What would, I think, be interesting is to see whether there are reasonable predictors of continued healthy circulation in academic libraries–what other factors appear to correlate well with, let’s say, traditional library use. But that’s a significant project. Even at my “pretty much retired, enjoy doing this, so can charge much lower fees than any proper consultant” rates, it would almost certainly be a four-digit job.

Similarly, I’d love to do some time-based analyses of public library performance within groups: Not averages, but percentages and correlations. Not to find “stars” (LJ has that down pat) but to help libraries see where they are and where they could be. And to help tell the complex story, not of The Average Academic Library or The Average Public Library but of the thousands of real, varied, diverse, actual libraries.

Here’s the thing: I don’t know whether I’m asking the right questions. I don’t know whether there is analysis that would be worth doing. I don’t know whether I can find the ways to make those facts meaningful and useful to librarians.

And I don’t know whether librarians are willing to deal with data at all–to work with the results, to go beyond the level of analysis I can do and make it effective for local use.

I wonder how many public and academic librarians really get, say, the difference between overall averages (e.g., circulation per capita for the U.S. public libraries), institutional averages (e.g., the average library circulation per capita–that is not the same figure) and median figures (e.g., the point at which half of libraries circulate more per capita and half less). I wonder how many understand at a gut level that many (maybe most) real-world statistics don’t follow the neat bell shape curve or the not-so-neat power-law curve–and why that matters.

Do LIS students get some training in real-world statistics (“statistics” may be too fancy a word; this is mostly pretty low-level stuff)? Is there a good book for them to use once they’re out in the real world? Would there be a real market for such a book if it existed? (Say a title like The Mythical Average Library: Dealing with Library Statistics)

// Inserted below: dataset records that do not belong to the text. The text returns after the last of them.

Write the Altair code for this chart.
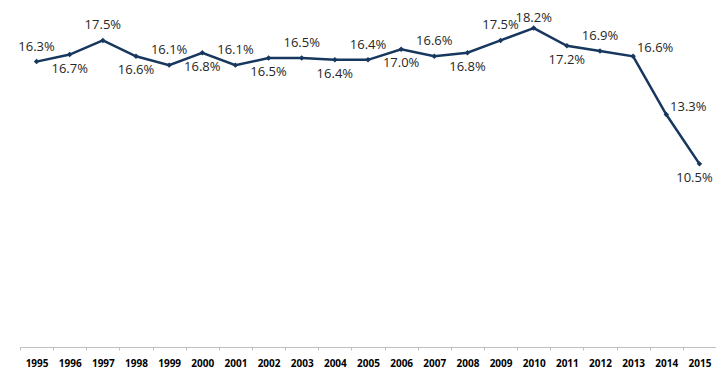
import altair as alt
import pandas as pd

years = [str(y) for y in range(1995, 2016)]
values = [16.3, 16.7, 17.5, 16.6, 16.1, 16.8, 16.1, 16.5, 16.5, 16.4, 16.4,
          17.0, 16.6, 16.8, 17.5, 18.2, 17.2, 16.9, 16.6, 13.3, 10.5]
label_side = ["above", "below", "above", "below", "above", "below", "above",
              "below", "above", "below", "above", "below", "above", "below",
              "above", "top", "below", "above", "right", "right", "belowleft"]

df = pd.DataFrame({"year": years, "value": values, "side": label_side})
df["label"] = df["value"].map(lambda v: f"{v:.1f}%")

NAVY = "#17375E"
FONT = "Open Sans"

x = alt.X("year:N", sort=years, scale=alt.Scale(paddingInner=0, paddingOuter=0),
          axis=alt.Axis(title=None, labelAngle=0, labelFont=FONT, labelFontSize=10,
                        labelFontWeight="bold", labelColor="#000000", domainColor="#BFBFBF",
                        tickColor="#BFBFBF", tickSize=3, labelPadding=8,
                        tickBand="extent", offset=-2))
y = alt.Y("value:Q", scale=alt.Scale(domain=[0, 19], nice=False, zero=True), axis=None)

base = alt.Chart(df).encode(x=x, y=y)

line = base.mark_line(color=NAVY, strokeWidth=2.5)
pts = base.mark_point(shape="diamond", filled=True, color=NAVY, size=30, opacity=1)

def txt(side, dx, dy):
    return base.transform_filter(alt.datum.side == side).mark_text(
        font=FONT, fontSize=13, color="#262626", dx=dx, dy=dy
    ).encode(text="label:N")

chart = alt.layer(
    line, pts,
    txt("above", 0, -15),
    txt("top", 0, -10),
    txt("below", 0, 14),
    txt("belowleft", -5, 14),
    txt("right", 22, -8),
).properties(
    width=696, height=335,
    autosize=alt.AutoSizeParams(type="none"),
    padding={"left": 12, "top": 6, "right": 0, "bottom": 30},
).configure_view(stroke=None)

chart.save("out.html", embed_options={"renderer": "svg", "actions": False})
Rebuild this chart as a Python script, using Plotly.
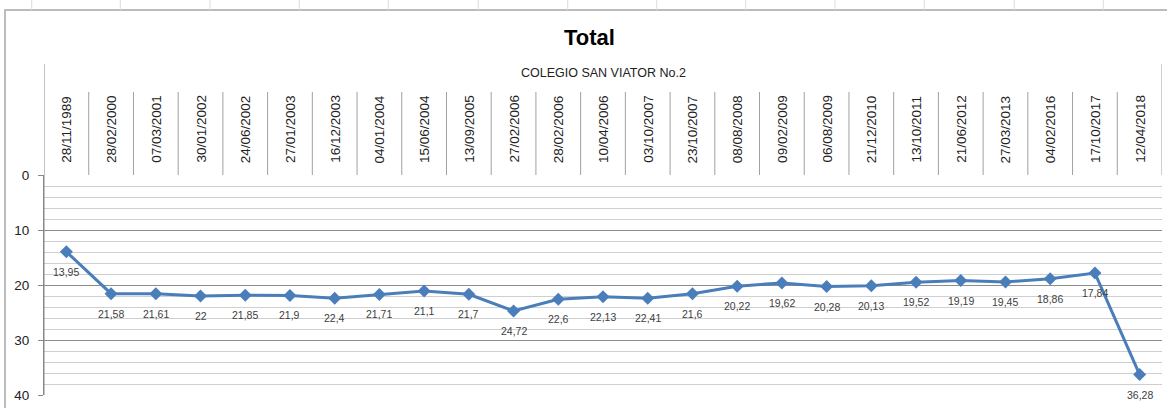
import plotly.graph_objects as go

dates = ["28/11/1989", "28/02/2000", "07/03/2001", "30/01/2002", "24/06/2002",
         "27/01/2003", "16/12/2003", "04/01/2004", "15/06/2004", "13/09/2005",
         "27/02/2006", "28/02/2006", "10/04/2006", "03/10/2007", "23/10/2007",
         "08/08/2008", "09/02/2009", "06/08/2009", "21/12/2010", "13/10/2011",
         "21/06/2012", "27/03/2013", "04/02/2016", "17/10/2017", "12/04/2018"]
values = [13.95, 21.58, 21.61, 22, 21.85, 21.9, 22.4, 21.71, 21.1, 21.7,
          24.72, 22.6, 22.13, 22.41, 21.6, 20.22, 19.62, 20.28, 20.13, 19.52,
          19.19, 19.45, 18.86, 17.84, 36.28]
labels = [f"{v:g}".replace(".", ",") for v in values]
title_text = "Total"
subtitle_text = "COLEGIO SAN VIATOR No.2"

W, H = 1167, 408
L, R, T, B = 44, 5, 175, 13
PH = H - T - B  # plot height in px
PW = W - L - R

def py(p):  # pixel y -> paper y
    return (H - B - p) / PH

def px(p):  # pixel x -> paper x
    return (p - L) / PW

xs = list(range(len(dates)))
LINE = "#4a7ebb"
GRID = "#a0a0a0"

fig = go.Figure()
fig.add_trace(go.Scatter(
    x=xs, y=values, mode="lines+markers",
    line=dict(color=LINE, width=3),
    marker=dict(symbol="diamond", size=10, color=LINE),
    hoverinfo="skip", showlegend=False,
))

annotations = []
for i, (v, lab) in enumerate(zip(values, labels)):
    annotations.append(dict(x=i, y=v, xref="x", yref="y", text=lab, showarrow=False,
                            yshift=-20, font=dict(family="Liberation Sans", size=10.5, color="#404040")))
for i, d in enumerate(dates):
    annotations.append(dict(x=i, y=py(165), xref="x", yref="paper", text=d, showarrow=False,
                            textangle=-90, yanchor="bottom", xanchor="center",
                            font=dict(family="Liberation Sans", size=13.5, color="#222222")))
annotations.append(dict(x=px(589), y=py(38), xref="paper", yref="paper", text="<b>" + title_text + "</b>",
                        showarrow=False, xanchor="center", yanchor="middle",
                        font=dict(family="Liberation Sans", size=22, color="#000000")))
annotations.append(dict(x=px(603.5), y=py(73), xref="paper", yref="paper", text=subtitle_text,
                        showarrow=False, xanchor="center", yanchor="middle",
                        font=dict(family="Liberation Sans", size=12.5, color="#222222")))

shapes = []
# category dividers in header
for i in range(len(dates) - 1):
    shapes.append(dict(type="line", xref="x", yref="paper", x0=i + 0.5, x1=i + 0.5,
                       y0=1, y1=py(92), line=dict(color=GRID, width=1)))
# outer header verticals
shapes.append(dict(type="line", xref="x", yref="paper", x0=-0.5, x1=-0.5,
                   y0=0, y1=py(64), line=dict(color="#888888", width=1)))
shapes.append(dict(type="line", xref="x", yref="paper", x0=len(dates) - 0.5, x1=len(dates) - 0.5,
                   y0=1, y1=py(64), line=dict(color=GRID, width=1)))
# chart frame
shapes.append(dict(type="rect", xref="paper", yref="paper", x0=px(5), x1=px(1175),
                   y0=py(420), y1=py(10), line=dict(color="#a6a6a6", width=1.5)))
# spreadsheet column marks at top
for cx in [31.7, 120.3, 210, 299.3, 388.3, 478.3, 567.7, 656.7, 745.7, 835, 924.3, 1014.3, 1103.3]:
    shapes.append(dict(type="line", xref="paper", yref="paper", x0=px(cx), x1=px(cx),
                       y0=py(10), y1=py(0), line=dict(color="#dddddd", width=1)))

fig.update_layout(
    width=W, height=H,
    margin=dict(l=L, r=R, t=T, b=B),
    paper_bgcolor="white", plot_bgcolor="white",
    annotations=annotations, shapes=shapes,
    xaxis=dict(range=[-0.5, len(dates) - 0.5], showgrid=False, showticklabels=False,
               zeroline=False, showline=False, ticks=""),
    yaxis=dict(range=[40, 0], tickvals=[0, 10, 20, 30, 40], showgrid=True,
               gridcolor="#8c8c8c", gridwidth=1, zeroline=False,
               showline=True, linecolor="#888888", linewidth=1,
               ticks="outside", ticklen=5, tickcolor="#888888",
               ticklabelstandoff=6,
               tickfont=dict(family="Liberation Sans", size=13.5, color="#222222"),
               minor=dict(dtick=2, showgrid=True, gridcolor="#cfcfcf", gridwidth=1, ticks="")),
)

fig.write_html("out.html", config={"displayModeBar": False},
               post_script="document.body.style.margin='0';document.body.style.overflow='hidden';")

Wish I knew the answers. Wish I knew whether I had a useful and possibly mildly remunerative role to play in providing answers. (There are certainly agencies that do yeoman work here–Colorado’s Library Research Service for one. I’m not faulting those agencies.)

Feedback invited. Please. Here or as email to

Modified later on January 29 to reduce the whininess and try to make it less about needing to be paid and more about whether this stuff’s worthwhile in general. Which may or may not help.

3 Responses to “The data you need? Musings on libraries and numbers”

  1. Stephen Michael Kellat says:

    Matt Asay wrote at The Register once upon a time that there is tons of data out there but few interpret it. You’re doing the heavy lifting of interpretation but few are paying attention. THAT is a problem.

    I wish I had a solution for fixing it. You need to be front and center providing data interpretation and be very well compensated for speaking truth to those who must hear it.

  2. waltcrawford says:

    Thanks for that, Stephen–but while I think I’m good at massaging the data, I still have a ways to go (at least sometimes) in figuring out how to make it meaningful and effective. It’s not easy.

  3. Emily Weak says:

    One of the reasons I started my website, Hiring Librarians, is because although there is no shortage of opinions about how to get hired by a library, there was not a lot of fact-based stuff.
    What I did is distribute surveys to hundreds of people who hire librarians. I’ve posted the results of the multiple choice questions as graphs and tables, but I think the more valuable service is presenting each anonymous response as a post on my blog.
    I think this way of presenting data has a lot of advantages over just making a dataset available, or even making a really cool graph. Posting responses over time presents the data in a way that allows it to be narrative, an individual’s opinion, while the standardized format allows it to also be data. It’s digestable, doled out a post at a time, rather than as an overwhelming spreadsheet. And ultimately the totality becomes present in each reader’s life – an understanding changes and grows over time, and my hope is that people stop mistaking one person’s opinion about hiring as fact.
    I think that the way facts become meaningful is not just when they are used once, but when they are used repeatedly, when they become incorporated into our conversations and doings. As you are doing here, by asking questions and presenting answers for people to comment on.